Sunday, October 17, 2021

A meditation on meditation


Sunday Musings on Saturday Buddhist Class

5: A meditation on meditation


Once more it is early Sunday morning. Yesterday, again, I had walked the one mile to class, observing the day as I went. The autumnal sun shone, taking the chill away and blessed the morning with blue skies, just as the sunny greetings from the Centre's Saturday regulars brought a warmth to my heart.

There was no ethical or historical Buddhist talk yesterday for we learners. Instead, that class, the fifth of six classes at the Colchester Buddhist Centre, involved a prolonged meditation session, or should I say sessions as the time was divided into shorter meditation 'bites', making the practice easier to engage with.

Apart from the ethical aspects of Buddhism, living better in the world and with others, meditation, as a regular practice is at the core of Buddhism. Hence images of the Buddha in a seated meditation pose.


A slight meditation on meditation.

The Oxford English Dictionary describes two types of 'Meditation'...

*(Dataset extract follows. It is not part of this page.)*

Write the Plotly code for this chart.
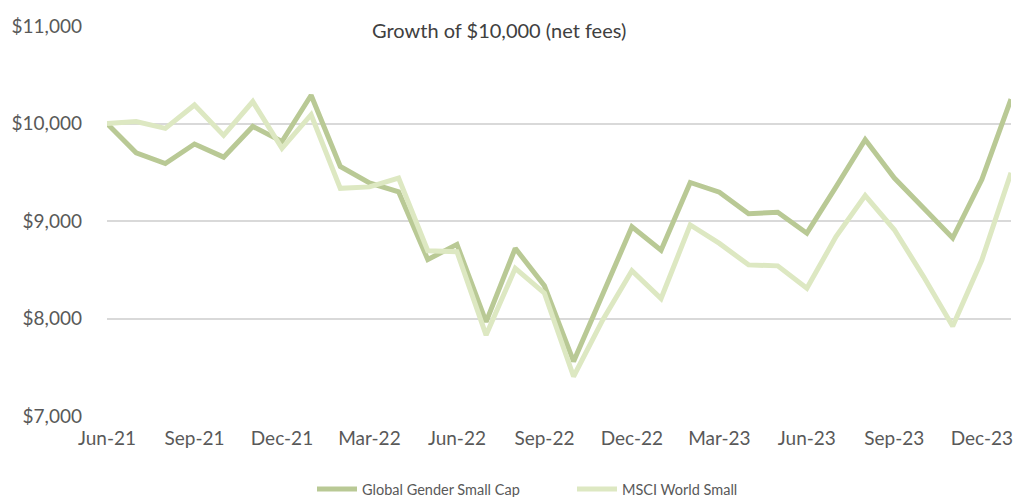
import plotly.graph_objects as go

months = ["Jun-21","Jul-21","Aug-21","Sep-21","Oct-21","Nov-21","Dec-21",
          "Jan-22","Feb-22","Mar-22","Apr-22","May-22","Jun-22","Jul-22","Aug-22","Sep-22","Oct-22","Nov-22","Dec-22",
          "Jan-23","Feb-23","Mar-23","Apr-23","May-23","Jun-23","Jul-23","Aug-23","Sep-23","Oct-23","Nov-23","Dec-23",
          "Jan-24"]

global_gender = [10000, 9700, 9590, 9790, 9655, 9970, 9815,
                 10290, 9560, 9390, 9300, 8605, 8760, 7965, 8720, 8335, 7560, 8255, 8940,
                 8700, 9395, 9295, 9075, 9090, 8875, 9350, 9835, 9440, 9130, 8825, 9425,
                 10250]

msci_world_small = [10000, 10020, 9950, 10190, 9878, 10225, 9745,
                    10090, 9335, 9350, 9440, 8695, 8685, 7830, 8515, 8260, 7405, 7985, 8490,
                    8205, 8960, 8770, 8550, 8540, 8310, 8840, 9260, 8910, 8430, 7920, 8600,
                    9495]

tick_labels = ["Jun-21","Sep-21","Dec-21","Mar-22","Jun-22","Sep-22","Dec-22","Mar-23","Jun-23","Sep-23","Dec-23"]
y_ticks = [7000, 8000, 9000, 10000, 11000]

FONT = "Lato, 'Open Sans', sans-serif"

fig = go.Figure()
fig.add_trace(go.Scatter(x=months, y=global_gender, mode="lines", name="Global Gender Small Cap",
                         line=dict(color="#B9C995", width=5)))
fig.add_trace(go.Scatter(x=months, y=msci_world_small, mode="lines", name="MSCI World Small",
                         line=dict(color="#DDE8C2", width=5)))

fig.update_layout(
    width=1013, height=497,
    margin=dict(l=107, r=2, t=26, b=81),
    paper_bgcolor="white", plot_bgcolor="white",
    font=dict(family=FONT, color="#595959", size=19),
    showlegend=True,
    legend=dict(orientation="h", xref="container", yref="container", x=0.308, y=0.016, xanchor="left", yanchor="middle",
                font=dict(size=14.5, color="#595959"), itemwidth=40, entrywidth=205, traceorder="normal"),
    annotations=[dict(text="Growth of $10,000 (net fees)", xref="paper", yref="paper", x=0.434, y=1.0,
                      xanchor="center", yanchor="middle", yshift=-4, showarrow=False,
                      font=dict(size=20, color="#404040", family=FONT))],
)
fig.update_xaxes(type="category", range=[0, len(months) - 1], tickvals=tick_labels, ticktext=tick_labels,
                 showgrid=False, showline=False, ticks="outside", ticklen=5, tickcolor="rgba(0,0,0,0)",
                 tickfont=dict(size=19, color="#595959"), zeroline=False, automargin=False)
fig.update_yaxes(range=[7000, 11000], tickvals=y_ticks, tickformat="$,.0f", showgrid=True,
                 gridcolor="#D9D9D9", gridwidth=1.5, zeroline=False, showline=False, automargin=False,
                 ticklabelstandoff=24, tickfont=dict(size=19, color="#595959"))

fig.write_html("out.html", config={"displayModeBar": False},
               post_script="document.body.style.margin='0';document.body.style.padding='0';")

  1. the act of giving your attention to only one thing, either as a religious activity or as a way of becoming calm and relaxed:

  1. serious thought or study, or the product of this activity.

In English, the word 'meditation' originally meant to ponder or to concentrate, coming from the Latin ‘meditatum’. Hence René Descartes' famous work was translated into English, from the French 'Méditations Métaphysiques' into 'Meditations on First Philosophy', or philosophical pondering.

There are thoughts that the idea of 'meditation' has existed long before the civilisation of man, and that hunter-gatherers and tribal shamans engaged in something similar.

In the East, the concept of 'meditation' has existed for thousands of years, before Hinduism and hence before Buddhism too and has come to include concepts such as 'mindfulness', 'contemplation' 'communion' 'chanting', the spreading of 'Metta' (or Loving Kindness) and 'trance'. In India’s oldest written records (from around 1500 BC), there is the practice of mind training through ‘Dhyāna’ or ‘Jhāna’. In China the idea of mediation can be traced back to six centuries BC to the ‘Daoist’ ancient Chinese philosophers such as Lao zi. 


At the Centre, we learned just how important posture is to meditation, especially when engaging in longer meditations. To be comfortable is very important so that the mind doesn't have to worry about bodily aches and pains. We engaged in a number of short 'guided' meditations (over the two and a half hours of the class), and emerged more enthused than ever. To become proficient in meditation takes years of practice but this, for me, is a good start.